### Collected data

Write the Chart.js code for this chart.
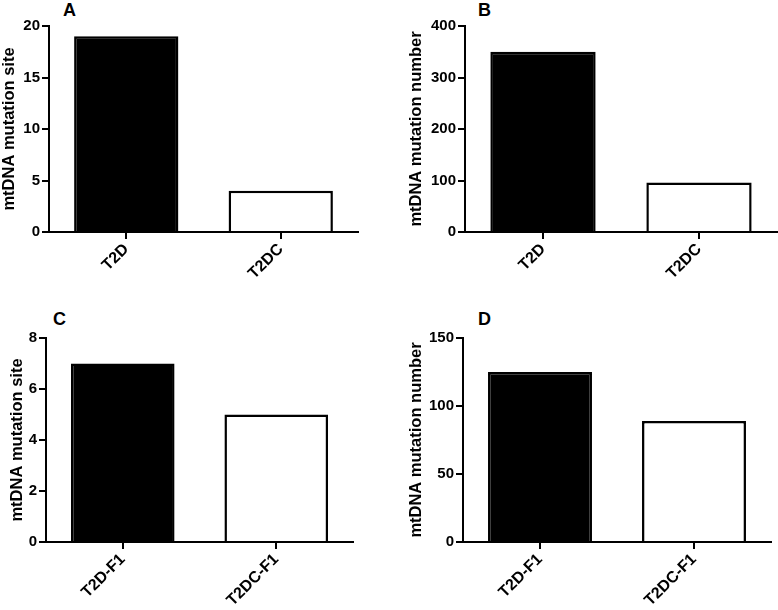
<!DOCTYPE html>
<html>
<head>
<meta charset="utf-8">
<script src="https://cdn.jsdelivr.net/npm/chart.js@4/dist/chart.umd.min.js"></script>
<style>
  html, body { margin: 0; padding: 0; background: #fff; }
  body { width: 778px; height: 610px; position: relative; overflow: hidden; }
  canvas { position: absolute; }
  .letter { position: absolute; font: bold 18px "Liberation Sans", Arial, sans-serif; color: #000; line-height: 1; }
</style>
</head>
<body>
<div class="letter" style="left:63px;top:1px;">A</div>
<div class="letter" style="left:478px;top:1px;">B</div>
<div class="letter" style="left:53px;top:310px;">C</div>
<div class="letter" style="left:478px;top:310px;">D</div>
<canvas id="cA" width="389" height="300" style="left:0px;top:0px;"></canvas>
<canvas id="cB" width="371" height="300" style="left:407px;top:0px;"></canvas>
<canvas id="cC" width="381" height="310" style="left:8px;top:300px;"></canvas>
<canvas id="cD" width="371" height="310" style="left:407px;top:300px;"></canvas>
<script>
// ---- data ----
const categoriesTop = ['T2D', 'T2DC'];
const categoriesBottom = ['T2D-F1', 'T2DC-F1'];
const mutationSiteTop = [19, 4];
const mutationNumberTop = [350, 96];
const mutationSiteBottom = [7, 5];
const mutationNumberBottom = [125, 89];
const yTitleSite = 'mtDNA mutation site';
const yTitleNumber = 'mtDNA mutation number';
const yMaxA = 20, yStepA = 5;
const yMaxB = 400, yStepB = 100;
const yMaxC = 8, yStepC = 2;
const yMaxD = 150, yStepD = 50;

const barColors = ['#000000', '#ffffff'];
const FONT = '"Liberation Sans", Arial, Helvetica, sans-serif';

function makeChart(id, labels, values, yTitle, yMax, yStep, layout) {
  return new Chart(document.getElementById(id), {
    type: 'bar',
    data: {
      labels: labels,
      datasets: [{
        data: values,
        backgroundColor: barColors,
        borderColor: '#000',
        borderWidth: 2.5,
        categoryPercentage: 1,
        barPercentage: 0.675
      }]
    },
    options: {
      responsive: false,
      animation: false,
      devicePixelRatio: 1,
      layout: { padding: { top: layout.top, right: layout.right, left: 0, bottom: 0 } },
      plugins: { legend: { display: false }, tooltip: { enabled: false }, title: { display: false } },
      scales: {
        x: {
          offset: true,
          grid: { display: true, offset: false, drawOnChartArea: false, drawTicks: true, tickLength: 7, lineWidth: 2, color: '#000' },
          border: { display: true, color: '#000', width: 2 },
          ticks: { color: '#000', font: { family: FONT, size: 16, weight: 'bold' }, maxRotation: 45, minRotation: 45, autoSkip: false, padding: 1 },
          afterFit: (s) => { s.height = layout.xh; }
        },
        y: {
          min: 0, max: yMax,
          grid: { display: true, drawOnChartArea: false, drawTicks: true, tickLength: 7, lineWidth: 2, color: '#000' },
          border: { display: true, color: '#000', width: 2 },
          ticks: { stepSize: yStep, color: '#000', font: { family: FONT, size: 15, weight: 'bold' }, padding: 2 },
          title: { display: true, text: yTitle, color: '#000', font: { family: FONT, size: 16.5, weight: 'bold' }, padding: { top: 0, bottom: 0 } },
          afterFit: (s) => { s.width = layout.yw; }
        }
      }
    }
  });
}

makeChart('cA', categoriesTop, mutationSiteTop, yTitleSite, yMaxA, yStepA, { top: 26, right: 31, yw: 49, xh: 68 });
makeChart('cB', categoriesTop, mutationNumberTop, yTitleNumber, yMaxB, yStepB, { top: 26, right: 1, yw: 58, xh: 68 });
makeChart('cC', categoriesBottom, mutationSiteBottom, yTitleSite, yMaxC, yStepC, { top: 38, right: 36, yw: 38, xh: 68 });
makeChart('cD', categoriesBottom, mutationNumberBottom, yTitleNumber, yMaxD, yStepD, { top: 38, right: 7, yw: 56, xh: 68 });
</script>
</body>
</html>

### Problem to work on
Give every line back word for word and leave the pictures out.

### Output
Write the Chart.js code for this chart.
<!DOCTYPE html>
<html>
<head>
<meta charset="utf-8">
<script src="https://cdn.jsdelivr.net/npm/chart.js@4/dist/chart.umd.min.js"></script>
<style>
  html, body { margin: 0; padding: 0; background: #fff; }
  body { width: 778px; height: 610px; position: relative; overflow: hidden; }
  canvas { position: absolute; }
  .letter { position: absolute; font: bold 18px "Liberation Sans", Arial, sans-serif; color: #000; line-height: 1; }
</style>
</head>
<body>
<div class="letter" style="left:63px;top:1px;">A</div>
<div class="letter" style="left:478px;top:1px;">B</div>
<div class="letter" style="left:53px;top:310px;">C</div>
<div class="letter" style="left:478px;top:310px;">D</div>
<canvas id="cA" width="389" height="300" style="left:0px;top:0px;"></canvas>
<canvas id="cB" width="371" height="300" style="left:407px;top:0px;"></canvas>
<canvas id="cC" width="381" height="310" style="left:8px;top:300px;"></canvas>
<canvas id="cD" width="371" height="310" style="left:407px;top:300px;"></canvas>
<script>
// ---- data ----
const categoriesTop = ['T2D', 'T2DC'];
const categoriesBottom = ['T2D-F1', 'T2DC-F1'];
const mutationSiteTop = [19, 4];
const mutationNumberTop = [350, 96];
const mutationSiteBottom = [7, 5];
const mutationNumberBottom = [125, 89];
const yTitleSite = 'mtDNA mutation site';
const yTitleNumber = 'mtDNA mutation number';
const yMaxA = 20, yStepA = 5;
const yMaxB = 400, yStepB = 100;
const yMaxC = 8, yStepC = 2;
const yMaxD = 150, yStepD = 50;

const barColors = ['#000000', '#ffffff'];
const FONT = '"Liberation Sans", Arial, Helvetica, sans-serif';

function makeChart(id, labels, values, yTitle, yMax, yStep, layout) {
  return new Chart(document.getElementById(id), {
    type: 'bar',
    data: {
      labels: labels,
      datasets: [{
        data: values,
        backgroundColor: barColors,
        borderColor: '#000',
        borderWidth: 2.5,
        categoryPercentage: 1,
        barPercentage: 0.675
      }]
    },
    options: {
      responsive: false,
      animation: false,
      devicePixelRatio: 1,
      layout: { padding: { top: layout.top, right: layout.right, left: 0, bottom: 0 } },
      plugins: { legend: { display: false }, tooltip: { enabled: false }, title: { display: false } },
      scales: {
        x: {
          offset: true,
          grid: { display: true, offset: false, drawOnChartArea: false, drawTicks: true, tickLength: 7, lineWidth: 2, color: '#000' },
          border: { display: true, color: '#000', width: 2 },
          ticks: { color: '#000', font: { family: FONT, size: 16, weight: 'bold' }, maxRotation: 45, minRotation: 45, autoSkip: false, padding: 1 },
          afterFit: (s) => { s.height = layout.xh; }
        },
        y: {
          min: 0, max: yMax,
          grid: { display: true, drawOnChartArea: false, drawTicks: true, tickLength: 7, lineWidth: 2, color: '#000' },
          border: { display: true, color: '#000', width: 2 },
          ticks: { stepSize: yStep, color: '#000', font: { family: FONT, size: 15, weight: 'bold' }, padding: 2 },
          title: { display: true, text: yTitle, color: '#000', font: { family: FONT, size: 16.5, weight: 'bold' }, padding: { top: 0, bottom: 0 } },
          afterFit: (s) => { s.width = layout.yw; }
        }
      }
    }
  });
}

makeChart('cA', categoriesTop, mutationSiteTop, yTitleSite, yMaxA, yStepA, { top: 26, right: 31, yw: 49, xh: 68 });
makeChart('cB', categoriesTop, mutationNumberTop, yTitleNumber, yMaxB, yStepB, { top: 26, right: 1, yw: 58, xh: 68 });
makeChart('cC', categoriesBottom, mutationSiteBottom, yTitleSite, yMaxC, yStepC, { top: 38, right: 36, yw: 38, xh: 68 });
makeChart('cD', categoriesBottom, mutationNumberBottom, yTitleNumber, yMaxD, yStepD, { top: 38, right: 7, yw: 56, xh: 68 });
</script>
</body>
</html>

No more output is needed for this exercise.